I know the feeling will pass. And come again later. But it will have to be something else that triggers it. There’s only so much one collection of songs can do.

Monday, June 8, 2009

e, Silent or Otherwise

I used to collect nicknames. None really stuck, but that was hardly important. Getting them was more important than if they stayed put. When I wrote, I used another name. When I turned in schoolwork (back in those days of school), I used another name. Among my closest friends, I used another name.

My name as it was, got misspelled constantly. I took to spelling it Airyque in school in order to muddy the issue of spelling beyond discussion. If pressed, I'd joke it was spelled Airy3que, borrowing the old Tom Lehrer line "the 3 is silent, you see." That seemed to appeal to some of my friends and for a while, we all had 3s in our names.

When I'd moved to San Francisco and fell into a deep life-long love with Lindy Hop, I began collecting nicknames again after a hiatus of several year. Most were pretty unremarkable: E. E-baby. E-love. E-money. And a few interesting ones aside, I was often just E.

After dancing for a year or so, I'd started to DJ events.
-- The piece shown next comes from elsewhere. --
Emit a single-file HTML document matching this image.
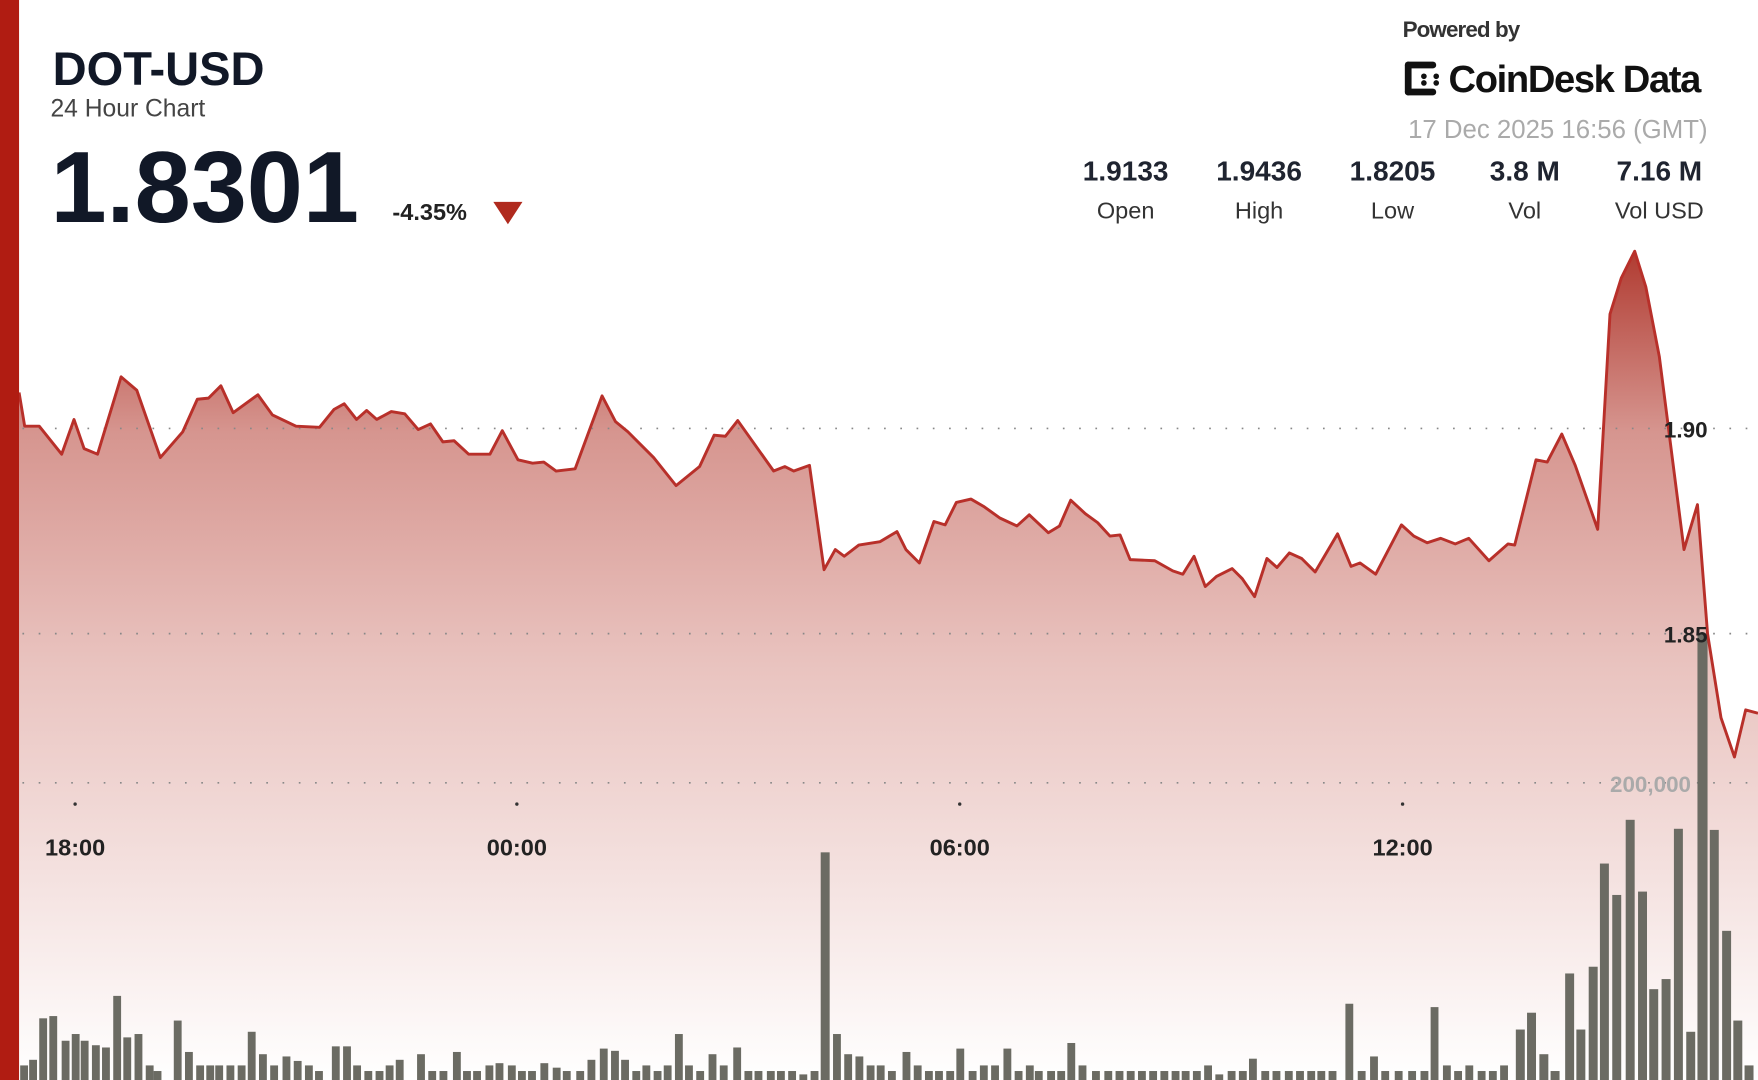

The first San Francisco Swing Dance Festival was one I DJed at. I was sick the week before the event. The day before the opening dance, I was helping the organizers set up. And in the chatter as everyone bustled around with equipment, my voice faded out. My throat couldn't take it anymore and I lost my voice.

It was kind of a great thing. It's hilarious asking strange women from across the country to dance without a voice. And I remember conversations anyway. I remember George Reed coming up to me all weekend, mimicking my miming "Sorry I have no voice" with nonsense sign language at me, grinning from ear to ear. I remember just before my voice went out saying to Dawn Hampton "I'm no dancer" and her responding by telling Ron from London "Slap him in the mouth."

When I got on stage to DJ the first time, I had no voice to say anything to the crowd. Paul announced me as "DJ Silent e". And it's appealed to me enough ever since, so I still sling it around, even if no one else does. Having it, after all, is more important than if it stays put.